[AIM OF THE EXERCISE]: Restate all the material verbatim, except for the pictures.

───── DATA SHOWN

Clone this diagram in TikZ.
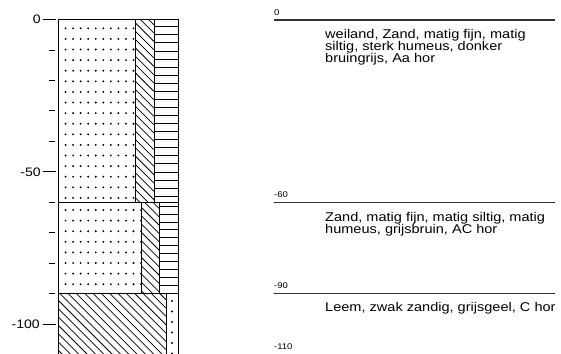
\documentclass[tikz,border=0pt]{standalone}
\usepackage{fontspec}
\setmainfont{Liberation Sans}
\newfontfamily\widesans[FakeStretch=1.145]{Liberation Sans}

\tikzset{
  boxline/.style={line width=0.9bp, black},
  hatchline/.style={line width=0.75bp, black},
  horline/.style={line width=0.8bp, black},
  sandDot/.style={fill=black},
  tickline/.style={line width=0.9bp, black},
  depthlabel/.style={font=\widesans\fontsize{12.3bp}{14bp}\selectfont, inner sep=0pt, anchor=east},
  smalldepth/.style={font=\widesans\fontsize{8.3bp}{9bp}\selectfont, inner sep=0pt, anchor=base west},
  layertext/.style={font=\widesans\fontsize{12.7bp}{12.3bp}\selectfont, inner sep=0pt, anchor=north west, align=left},
  boundary/.style={line width=1.2bp, black!80},
}

\begin{document}
\begin{tikzpicture}[x=1bp,y=-1bp]
\useasboundingbox (0,0) rectangle (561,353);

% depth scale: y = 19.5 + 3.047 * depth
\def\yA{19.5}    % 0 cm
\def\yB{202.3}   % 60 cm
\def\yC{293.7}   % 90 cm
\def\yD{353}     % lower edge
\def\xL{58}
\def\xR{178.5}

% ---- layer 1: sand, 0-60 ----
\begin{scope}
  \clip (\xL,\yA) rectangle (135.5,\yB);
  \foreach \i in {0,...,10}
    \foreach \j in {0,...,16}
      \fill[sandDot] ({\xL+7.55*\i},{28.3+10.6*\j}) circle (1.05);
\end{scope}
\begin{scope}
  \clip (135.5,\yA) rectangle (154,\yB);
  \foreach \k in {0,...,25}
    \draw[hatchline] (135.5,{-2+8.33*\k}) -- (154,{-2+18.5+8.33*\k});
\end{scope}
\foreach \k in {0,...,21}
  \draw[horline] (154,{26.7+8.07*\k}) -- (\xR,{26.7+8.07*\k});
\draw[boxline] (\xL,\yA) rectangle (135.5,\yB);
\draw[boxline] (135.5,\yA) rectangle (154,\yB);
\draw[boxline] (154,\yA) rectangle (\xR,\yB);

% ---- layer 2: sand, 60-90 ----
\begin{scope}
  \clip (\xL,\yB) rectangle (141,\yC);
  \foreach \i in {0,...,11}
    \foreach \j in {0,...,7}
      \fill[sandDot] ({\xL+7.55*\i},{210+10.6*\j}) circle (1.05);
\end{scope}
\begin{scope}
  \clip (141,\yB) rectangle (159.5,\yC);
  \foreach \k in {0,...,13}
    \draw[hatchline] (141,{182+8.33*\k}) -- (159.5,{182+18.5+8.33*\k});
\end{scope}
\foreach \k in {0,...,10}
  \draw[horline] (159.5,{206+7.95*\k}) -- (\xR,{206+7.95*\k});
\draw[boxline] (\xL,\yB) rectangle (141,\yC);
\draw[boxline] (141,\yB) rectangle (159.5,\yC);
\draw[boxline] (159.5,\yB) rectangle (\xR,\yC);

% ---- layer 3: loam, 90-110 ----
\begin{scope}
  \clip (\xL,\yC) rectangle (166,\yD);
  \foreach \k in {0,...,21}
    \draw[hatchline] (\xL,{183.4+8.33*\k}) -- (166,{183.4+108+8.33*\k});
\end{scope}
\begin{scope}
  \clip (166,\yC) rectangle (\xR,\yD);
  \foreach \j in {0,...,5}
    \fill[sandDot] (172,{301+10.5*\j}) circle (1.05);
\end{scope}
\draw[boxline] (\xL,\yD+2) -- (\xL,\yC) -- (\xR,\yC) -- (\xR,\yD+2);
\draw[boxline] (166,\yC) -- (166,\yD+2);

% ---- depth axis ----
\foreach \d in {10,20,30,40,60,70,80,90}
  \draw[tickline] (49,{19.5+3.047*\d}) -- (55,{19.5+3.047*\d});
\foreach \d in {0,50,100}
  \draw[tickline] (43,{19.5+3.047*\d}) -- (55.5,{19.5+3.047*\d});
\node[depthlabel] (t0)   at (41,{19.5}) {0};
\node[depthlabel] (t50)  at (41,{19.5+3.047*50}) {-50};
\node[depthlabel] (t100) at (40,{19.5+3.047*100}) {-100};

% ---- layer descriptions ----
\draw[boundary] (274,20) -- (555,20);
\draw[boundary] (274,202.7) -- (555,202.7);
\draw[boundary] (274,293.3) -- (555,293.3);
\node[smalldepth] (d0)   at (274,15)    {0};
\node[smalldepth] (d60)  at (274,197.7) {-60};
\node[smalldepth] (d90)  at (274,288.3) {-90};
\node[smalldepth] (d110) at (274,349.7) {-110};

\node[layertext] (h1) at (325,28.6)
  {weiland, Zand, matig fijn, matig\\siltig, sterk humeus, donker\\bruingrijs, Aa hor};
\node[layertext] (h2) at (325,211.6)
  {Zand, matig fijn, matig siltig, matig\\humeus, grijsbruin, AC hor};
\node[layertext] (h3) at (325,302.2)
  {Leem, zwak zandig, grijsgeel, C hor};
\end{tikzpicture}
\end{document}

──────────

[TASK RESPONSE]:
Clone this diagram in TikZ.
\documentclass[tikz,border=0pt]{standalone}
\usepackage{fontspec}
\setmainfont{Liberation Sans}
\newfontfamily\widesans[FakeStretch=1.145]{Liberation Sans}

\tikzset{
  boxline/.style={line width=0.9bp, black},
  hatchline/.style={line width=0.75bp, black},
  horline/.style={line width=0.8bp, black},
  sandDot/.style={fill=black},
  tickline/.style={line width=0.9bp, black},
  depthlabel/.style={font=\widesans\fontsize{12.3bp}{14bp}\selectfont, inner sep=0pt, anchor=east},
  smalldepth/.style={font=\widesans\fontsize{8.3bp}{9bp}\selectfont, inner sep=0pt, anchor=base west},
  layertext/.style={font=\widesans\fontsize{12.7bp}{12.3bp}\selectfont, inner sep=0pt, anchor=north west, align=left},
  boundary/.style={line width=1.2bp, black!80},
}

\begin{document}
\begin{tikzpicture}[x=1bp,y=-1bp]
\useasboundingbox (0,0) rectangle (561,353);

% depth scale: y = 19.5 + 3.047 * depth
\def\yA{19.5}    % 0 cm
\def\yB{202.3}   % 60 cm
\def\yC{293.7}   % 90 cm
\def\yD{353}     % lower edge
\def\xL{58}
\def\xR{178.5}

% ---- layer 1: sand, 0-60 ----
\begin{scope}
  \clip (\xL,\yA) rectangle (135.5,\yB);
  \foreach \i in {0,...,10}
    \foreach \j in {0,...,16}
      \fill[sandDot] ({\xL+7.55*\i},{28.3+10.6*\j}) circle (1.05);
\end{scope}
\begin{scope}
  \clip (135.5,\yA) rectangle (154,\yB);
  \foreach \k in {0,...,25}
    \draw[hatchline] (135.5,{-2+8.33*\k}) -- (154,{-2+18.5+8.33*\k});
\end{scope}
\foreach \k in {0,...,21}
  \draw[horline] (154,{26.7+8.07*\k}) -- (\xR,{26.7+8.07*\k});
\draw[boxline] (\xL,\yA) rectangle (135.5,\yB);
\draw[boxline] (135.5,\yA) rectangle (154,\yB);
\draw[boxline] (154,\yA) rectangle (\xR,\yB);

% ---- layer 2: sand, 60-90 ----
\begin{scope}
  \clip (\xL,\yB) rectangle (141,\yC);
  \foreach \i in {0,...,11}
    \foreach \j in {0,...,7}
      \fill[sandDot] ({\xL+7.55*\i},{210+10.6*\j}) circle (1.05);
\end{scope}
\begin{scope}
  \clip (141,\yB) rectangle (159.5,\yC);
  \foreach \k in {0,...,13}
    \draw[hatchline] (141,{182+8.33*\k}) -- (159.5,{182+18.5+8.33*\k});
\end{scope}
\foreach \k in {0,...,10}
  \draw[horline] (159.5,{206+7.95*\k}) -- (\xR,{206+7.95*\k});
\draw[boxline] (\xL,\yB) rectangle (141,\yC);
\draw[boxline] (141,\yB) rectangle (159.5,\yC);
\draw[boxline] (159.5,\yB) rectangle (\xR,\yC);

% ---- layer 3: loam, 90-110 ----
\begin{scope}
  \clip (\xL,\yC) rectangle (166,\yD);
  \foreach \k in {0,...,21}
    \draw[hatchline] (\xL,{183.4+8.33*\k}) -- (166,{183.4+108+8.33*\k});
\end{scope}
\begin{scope}
  \clip (166,\yC) rectangle (\xR,\yD);
  \foreach \j in {0,...,5}
    \fill[sandDot] (172,{301+10.5*\j}) circle (1.05);
\end{scope}
\draw[boxline] (\xL,\yD+2) -- (\xL,\yC) -- (\xR,\yC) -- (\xR,\yD+2);
\draw[boxline] (166,\yC) -- (166,\yD+2);

% ---- depth axis ----
\foreach \d in {10,20,30,40,60,70,80,90}
  \draw[tickline] (49,{19.5+3.047*\d}) -- (55,{19.5+3.047*\d});
\foreach \d in {0,50,100}
  \draw[tickline] (43,{19.5+3.047*\d}) -- (55.5,{19.5+3.047*\d});
\node[depthlabel] (t0)   at (41,{19.5}) {0};
\node[depthlabel] (t50)  at (41,{19.5+3.047*50}) {-50};
\node[depthlabel] (t100) at (40,{19.5+3.047*100}) {-100};

% ---- layer descriptions ----
\draw[boundary] (274,20) -- (555,20);
\draw[boundary] (274,202.7) -- (555,202.7);
\draw[boundary] (274,293.3) -- (555,293.3);
\node[smalldepth] (d0)   at (274,15)    {0};
\node[smalldepth] (d60)  at (274,197.7) {-60};
\node[smalldepth] (d90)  at (274,288.3) {-90};
\node[smalldepth] (d110) at (274,349.7) {-110};

\node[layertext] (h1) at (325,28.6)
  {weiland, Zand, matig fijn, matig\\siltig, sterk humeus, donker\\bruingrijs, Aa hor};
\node[layertext] (h2) at (325,211.6)
  {Zand, matig fijn, matig siltig, matig\\humeus, grijsbruin, AC hor};
\node[layertext] (h3) at (325,302.2)
  {Leem, zwak zandig, grijsgeel, C hor};
\end{tikzpicture}
\end{document}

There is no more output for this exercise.